=== GIVEN TASK ===
Omit all pictures, then retype the data exactly as given.

** begin **

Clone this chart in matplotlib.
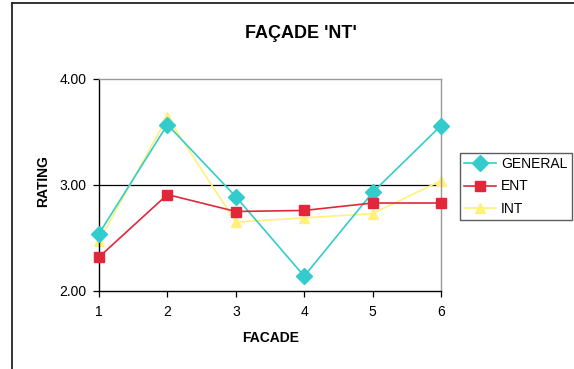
import matplotlib
matplotlib.use("Agg")
import matplotlib.pyplot as plt
from matplotlib.lines import Line2D

plt.rcParams['font.family'] = ['Liberation Sans', 'DejaVu Sans']

facades = [1, 2, 3, 4, 5, 6]
general = [2.54, 3.57, 2.89, 2.14, 2.93, 3.56]
ent = [2.32, 2.91, 2.75, 2.76, 2.83, 2.83]
int_vals = [2.47, 3.64, 2.65, 2.69, 2.73, 3.04]
y_ticks = [2.0, 3.0, 4.0]

W, H = 574, 369
fig = plt.figure(figsize=(W / 100, H / 100), dpi=100)
fig.patch.set_facecolor('white')

# outer chart frame (top and left edges)
fig.add_artist(Line2D([12 / W, 1.0], [1 - 3 / H, 1 - 3 / H],
                      transform=fig.transFigure, color='#222222', lw=1.3))
fig.add_artist(Line2D([12 / W, 12 / W], [0.0, 1 - 3 / H],
                      transform=fig.transFigure, color='#222222', lw=1.3))

ax = fig.add_axes([99 / W, 1 - 291 / H, (441 - 99) / W, (291 - 79) / H])

ax.plot(facades, general, color='#33CCCC', lw=1.2, marker='D', ms=8.5,
        label='GENERAL', zorder=3, clip_on=False)
ax.plot(facades, ent, color='#E0283A', lw=1.2, marker='s', ms=6.5,
        label='ENT', zorder=4, clip_on=False)
ax.plot(facades, int_vals, color='#FFF17A', lw=1.2, marker='^', ms=7.5,
        label='INT', zorder=2, clip_on=False)

ax.set_xlim(1, 6)
ax.set_ylim(2, 4)
ax.set_xticks(facades)
ax.set_yticks(y_ticks)
ax.set_yticklabels([f'{v:.2f}' for v in y_ticks])
ax.axhline(3.0, color='black', lw=0.9, zorder=1)

for side in ('top', 'right'):
    ax.spines[side].set_color('#999999')
    ax.spines[side].set_linewidth(1.0)
for side in ('left', 'bottom'):
    ax.spines[side].set_color('black')
    ax.spines[side].set_linewidth(1.0)

ax.tick_params(axis='both', direction='out', length=4, width=0.9,
               labelsize=10, colors='black')
ax.tick_params(axis='x', pad=6)
ax.tick_params(axis='y', pad=5)

ax.set_xlabel('FACADE', fontsize=10, fontweight='bold', va='center')
ax.xaxis.set_label_coords((271 - 99) / 342, (291 - 338) / 212)
ax.set_ylabel('RATING', fontsize=10, fontweight='bold', va='center')
ax.yaxis.set_label_coords((43 - 99) / 342, (291 - 181) / 212)

fig.text(301 / W, 1 - 33 / H, "FAÇADE 'NT'", ha='center', va='center',
         fontsize=13, fontweight='bold')

leg = ax.legend(loc='upper left', bbox_to_anchor=(460 / W, 1 - 153 / H),
                bbox_transform=fig.transFigure, fontsize=10, frameon=True,
                fancybox=False, edgecolor='#333333', handlelength=2.3,
                handletextpad=0.36, borderpad=0.3, labelspacing=0.6,
                borderaxespad=0)
leg.get_frame().set_linewidth(1.0)

fig.savefig('out.png', dpi=100, facecolor='white')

** end **

=== EXPECTED ANSWER ===
Clone this chart in matplotlib.
import matplotlib
matplotlib.use("Agg")
import matplotlib.pyplot as plt
from matplotlib.lines import Line2D

plt.rcParams['font.family'] = ['Liberation Sans', 'DejaVu Sans']

facades = [1, 2, 3, 4, 5, 6]
general = [2.54, 3.57, 2.89, 2.14, 2.93, 3.56]
ent = [2.32, 2.91, 2.75, 2.76, 2.83, 2.83]
int_vals = [2.47, 3.64, 2.65, 2.69, 2.73, 3.04]
y_ticks = [2.0, 3.0, 4.0]

W, H = 574, 369
fig = plt.figure(figsize=(W / 100, H / 100), dpi=100)
fig.patch.set_facecolor('white')

# outer chart frame (top and left edges)
fig.add_artist(Line2D([12 / W, 1.0], [1 - 3 / H, 1 - 3 / H],
                      transform=fig.transFigure, color='#222222', lw=1.3))
fig.add_artist(Line2D([12 / W, 12 / W], [0.0, 1 - 3 / H],
                      transform=fig.transFigure, color='#222222', lw=1.3))

ax = fig.add_axes([99 / W, 1 - 291 / H, (441 - 99) / W, (291 - 79) / H])

ax.plot(facades, general, color='#33CCCC', lw=1.2, marker='D', ms=8.5,
        label='GENERAL', zorder=3, clip_on=False)
ax.plot(facades, ent, color='#E0283A', lw=1.2, marker='s', ms=6.5,
        label='ENT', zorder=4, clip_on=False)
ax.plot(facades, int_vals, color='#FFF17A', lw=1.2, marker='^', ms=7.5,
        label='INT', zorder=2, clip_on=False)

ax.set_xlim(1, 6)
ax.set_ylim(2, 4)
ax.set_xticks(facades)
ax.set_yticks(y_ticks)
ax.set_yticklabels([f'{v:.2f}' for v in y_ticks])
ax.axhline(3.0, color='black', lw=0.9, zorder=1)

for side in ('top', 'right'):
    ax.spines[side].set_color('#999999')
    ax.spines[side].set_linewidth(1.0)
for side in ('left', 'bottom'):
    ax.spines[side].set_color('black')
    ax.spines[side].set_linewidth(1.0)

ax.tick_params(axis='both', direction='out', length=4, width=0.9,
               labelsize=10, colors='black')
ax.tick_params(axis='x', pad=6)
ax.tick_params(axis='y', pad=5)

ax.set_xlabel('FACADE', fontsize=10, fontweight='bold', va='center')
ax.xaxis.set_label_coords((271 - 99) / 342, (291 - 338) / 212)
ax.set_ylabel('RATING', fontsize=10, fontweight='bold', va='center')
ax.yaxis.set_label_coords((43 - 99) / 342, (291 - 181) / 212)

fig.text(301 / W, 1 - 33 / H, "FAÇADE 'NT'", ha='center', va='center',
         fontsize=13, fontweight='bold')

leg = ax.legend(loc='upper left', bbox_to_anchor=(460 / W, 1 - 153 / H),
                bbox_transform=fig.transFigure, fontsize=10, frameon=True,
                fancybox=False, edgecolor='#333333', handlelength=2.3,
                handletextpad=0.36, borderpad=0.3, labelspacing=0.6,
                borderaxespad=0)
leg.get_frame().set_linewidth(1.0)

fig.savefig('out.png', dpi=100, facecolor='white')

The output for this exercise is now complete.